El problema es que, a veces, no tenemos la certeza de que seremos nosotros quienes estaremos ahí, en ese momento futuro, para recoger las mieles de nuestros esfuerzos. De hecho, lo más probable es que, si el proyecto es de gran envergadura, sean otros quienes lo acaben o le pongan el broche de oro. Chocamos entonces de bruces con la realidad: nos sentimos atenazados por la «amenaza del estatus» que  tanto tiene que ver con nuestra naturaleza social. El ser humano desea ante todo mantener su posición dentro del grupo. Preferimos ser recordados por algo visible, aunque efímero, que ser invisibles en un éxito futuro, por mucho que seamos sus artífices principales.

La necesidad de reconocimiento social

El reconocimiento social pesa bastante más que la gratificación íntima de haber hecho algo por el bien de todos. La conocida frase del Evangelio de San Mateo —«Que tu mano derecha no sepa lo que hace la izquierda»— ha sido reemplazada por otra más práctica y fácil de aplicar: que la mano izquierda no pierda detalle de lo que hace la derecha. O como suele decirse en tantos escenarios: «O mi legado o nada».

El resultado es el esperable: abandono de iniciativas necesarias de gran alcance ante el temor de que el éxito pueda ser capitalizado por otros y adopción de medidas burbujeantes y llamativas que poco aportan a la larga…, pero  eficaces para reforzar el protagonismo individual.

Sin embargo, las transformaciones duraderas —sociales, organizativas, tecnológicas— tienen, por lo general, muy poco de fuegos artificiales y mucho de planificación, constancia, trabajo conjunto, anonimato y férrea voluntad de alcanzar resultados compartidos que beneficien a todos.

El gratificante corto plazo

Resumiendo lo anterior: nuestra cultura premia la visibilidad y la rapidez. Los políticos adaptan sus programas a la duración de su mandato; las empresas presentan resultados trimestrales; y las personas buscan la gratificación instantánea de las redes sociales. La visibilidad en sinónimo de existencia: si no se ve, no cuenta.

Los proyectos a largo plazo —que por su naturaleza requieren confianza, continuidad y anonimato— parecen algo antinatural. No encajan con un sistema donde el éxito se mide en términos de «impacto comunicable».

Se produce entonces la paradoja: todos nos beneficiaríamos (y lo sabemos) de invertir en lo estructural, duradero y probablemente invisible; pero nadie quiere hacerlo si no puede capitalizar su parte de éxito. Así, la educación, la ciencia, la salud mental, la planificación ambiental o la justicia social quedan relegadas a un segundo plano mientras se destinan cada vez más recursos a vistosas iniciativas mediáticas de escaso impacto y aún menos duración.

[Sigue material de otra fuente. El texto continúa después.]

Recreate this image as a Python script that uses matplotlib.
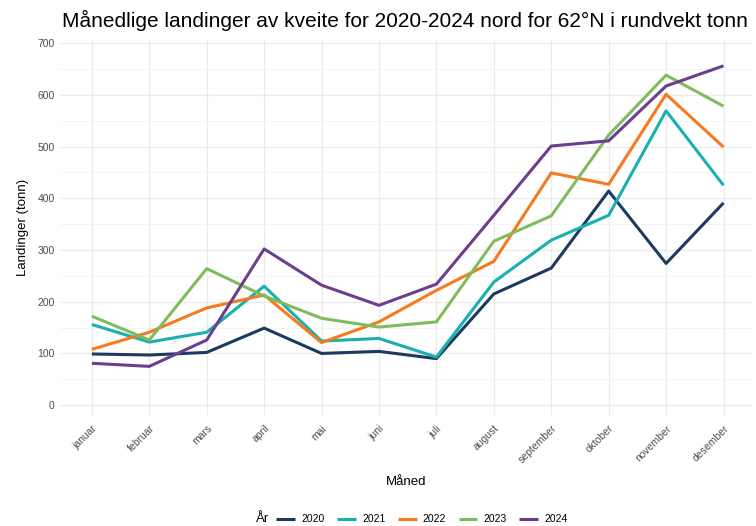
import matplotlib.pyplot as plt
import numpy as np

plt.rcParams['font.family'] = ['Liberation Sans', 'DejaVu Sans']

maaneder = ['januar', 'februar', 'mars', 'april', 'mai', 'juni', 'juli',
            'august', 'september', 'oktober', 'november', 'desember']
aar = ['2020', '2021', '2022', '2023', '2024']

# landinger i tonn, lest av figuren
l2020 = [99, 97, 102, 149, 100, 104, 90, 215, 265, 414, 274, 391]
l2021 = [156, 122, 141, 230, 124, 129, 93, 238, 319, 367, 569, 425]
l2022 = [108, 141, 188, 213, 121, 161, 222, 278, 449, 427, 601, 499]
l2023 = [172, 126, 264, 211, 168, 151, 161, 317, 366, 522, 638, 578]
l2024 = [81, 75, 126, 302, 232, 193, 234, 367, 501, 511, 617, 656]

farger = ['#1f3a60', '#1aafb0', '#f47b20', '#7fbd5c', '#6b3e8e']

fig = plt.figure(figsize=(7.56, 5.26), dpi=100)
ax = fig.add_axes([0.079, 0.211, 0.916, 0.715])

x = np.arange(len(maaneder))
linjer = []
for serie, navn, farge in zip([l2020, l2021, l2022, l2023, l2024], aar, farger):
    ln, = ax.plot(x, serie, color=farge, lw=2.2, label=navn, solid_capstyle='butt')
    linjer.append(ln)

ax.set_xlim(-0.56, 11.5)
ax.set_ylim(-19, 708)
ax.set_yticks(range(0, 701, 100))
ax.set_yticks(range(50, 701, 100), minor=True)
ax.set_xticks(x)
ax.set_xticklabels(maaneder, rotation=45, ha='right', rotation_mode='anchor')

ax.grid(True, which='major', color='#ebebeb', lw=0.9)
ax.grid(True, which='minor', axis='y', color='#f3f3f3', lw=0.6)
ax.set_axisbelow(True)
for s in ax.spines.values():
    s.set_visible(False)
ax.tick_params(which='both', length=0, colors='#4d4d4d', labelsize=7.5)
ax.tick_params(axis='x', pad=6)

ax.set_ylabel('Landinger (tonn)', fontsize=9.5, labelpad=6)
ax.set_xlabel('Måned', fontsize=9.5, labelpad=8)
fig.text(0.535, 0.962, 'Månedlige landinger av kveite for 2020-2024 nord for 62°N i rundvekt tonn',
         ha='center', va='center', fontsize=15)

fig.text(0.338, 0.013, 'År', fontsize=9.5, va='center')
fig.legend(handles=linjer, loc='center left', bbox_to_anchor=(0.353, 0.013), ncol=5,
           frameon=False, fontsize=7.5, handlelength=1.8, columnspacing=1.2, handletextpad=0.6)

fig.savefig('out.png', dpi=100)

Detrás de una sociedad sana hay miles de decisiones invisibles: mantenimiento, prevención, formación, investigación… ninguna de las cuales ocupa portadas ni levanta pasiones en forma de «likes». Esta decisiones son, por lo general, fruto del esfuerzo de personas generosas capaces de colaborar en el anonimato por el bien común. Porque las cosas que merecen la pena —en el ámbito personal o colectivo— son resultado del esfuerzo sostenido, sin prisas y sin alaracas.